Alison: This can be a myriad of things: reduced hours, a condensed working week, or even retiring and then returning as a contractor during peak periods of the year. More employers want to create intentional strategies to support older workers to help them stay, or at least to support them in making a positive and productive transition toward future retirement.

Emily: When people exit a company because their position is being eliminated, their expertise is so much broader than their individual position. I think that's why we're seeing retirement benefits and retirement planning at the top of the list of items currently being offered [as part of a severance package], and an openness to allowing people to work differently, or just to be available to fill that knowledge gap that may occur when an aging worker leaves the organization.

Alison: Age is one of the diversity pillars that is inclusive of all of us. We have an opportunity as HR practitioners to create the future we ourselves will move into. Employers are starting to experience an increase in [knowledge and skills] loss due to retirement as baby boomers retire.

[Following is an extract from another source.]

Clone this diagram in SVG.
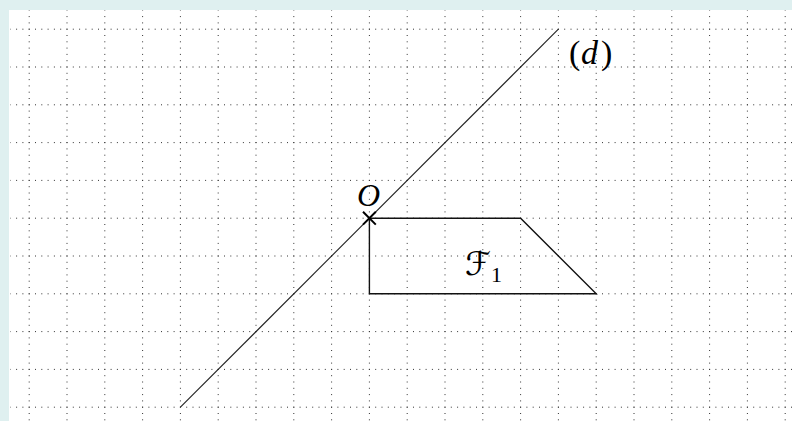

Related content: Preparing Employees for Retirement and Reaping the Benefits

Emily: Organizations are realizing they need help addressing the unique needs of the individuals that make up their multi-generational workforce. They’re asking if the firms they're partnering with as they move through these organizational changes have the tools and the skills to support people at any age.

Alison: The first step is really about awareness; that is, understanding the risks of loss due to retirement—of not being able to replace key skills and talent, and also balancing that out with what are the commercial opportunities of workforce aging to look into. There is an untapped talent pool and an opportunity to lift engagement and productivity through supporting employees with creative career and retirement planning tools.

Employers approach us to help them in three distinctive ways. First, to understand the business case by looking at the data and pulling together an age workforce strategy. Second, to support mature-age workers with career planning and transition-to-retirement planning tools that help them make informed decisions. Third, to identify those ‘single points of risk’ across the organization—people with critical knowledge, deep smarts, and often long tenure—and to find ways to transfer knowledge to future workforce generations, as well as share knowledge across the organization.

Three Actions HR Can Take to Improve Severance Plans

Put the severance policy in writing: Regardless of the economic environment, layoffs still happen, and it’s important to be prepared. Mergers and acquisitions, as well as automation, can cause redundancies that results in layoffs.

“If an organization puts the policy in writing, giving clarity, then it's also an opportunity to review benefits for fairness and inclusivity,” Alison says.

Give severance benefits to all: The trend today is to give benefits to all employees, not just top executives, given the focus on fairness and the importance of protecting the employer brand. Severance can be extended based on life stage and tenure, rather than hierarchy.

“Offering severance to all employees isn't just the right thing to do; it's actually good for business,” Allison says.

Adds Emily, “Intuitively you know there are certain roles that will need more time to find their next position and it's not always based on level.”

Work with a qualified business partner to provide effective redeployment programs: Taking care of employees at every stage of their journey, either within or out of your organization, is the most significant differentiator between best-in-class companies and all others, according to Emily and Alison.

Related content: 5 Reasons to Invest in Outplacement and Redeployment Solutions

Providing effective redeployment programs through a qualified business partner as part of a severance package is difficult to do internally due to the time and expertise required to assist impacted employees

It's more time- and cost-effective to partner with an organization that can provide career coaching, resume optimization, and job search assistance to help employees land the right roles internally and to enable organizations to retain critical skills and institutional knowledge.

“Finding ways to keep the talent you have can have huge cost benefits, Alison says. “It will establish a culture of talent mobility and keep employees engaged and positive about their association with your company. It's a win-win scenario, to be sure.”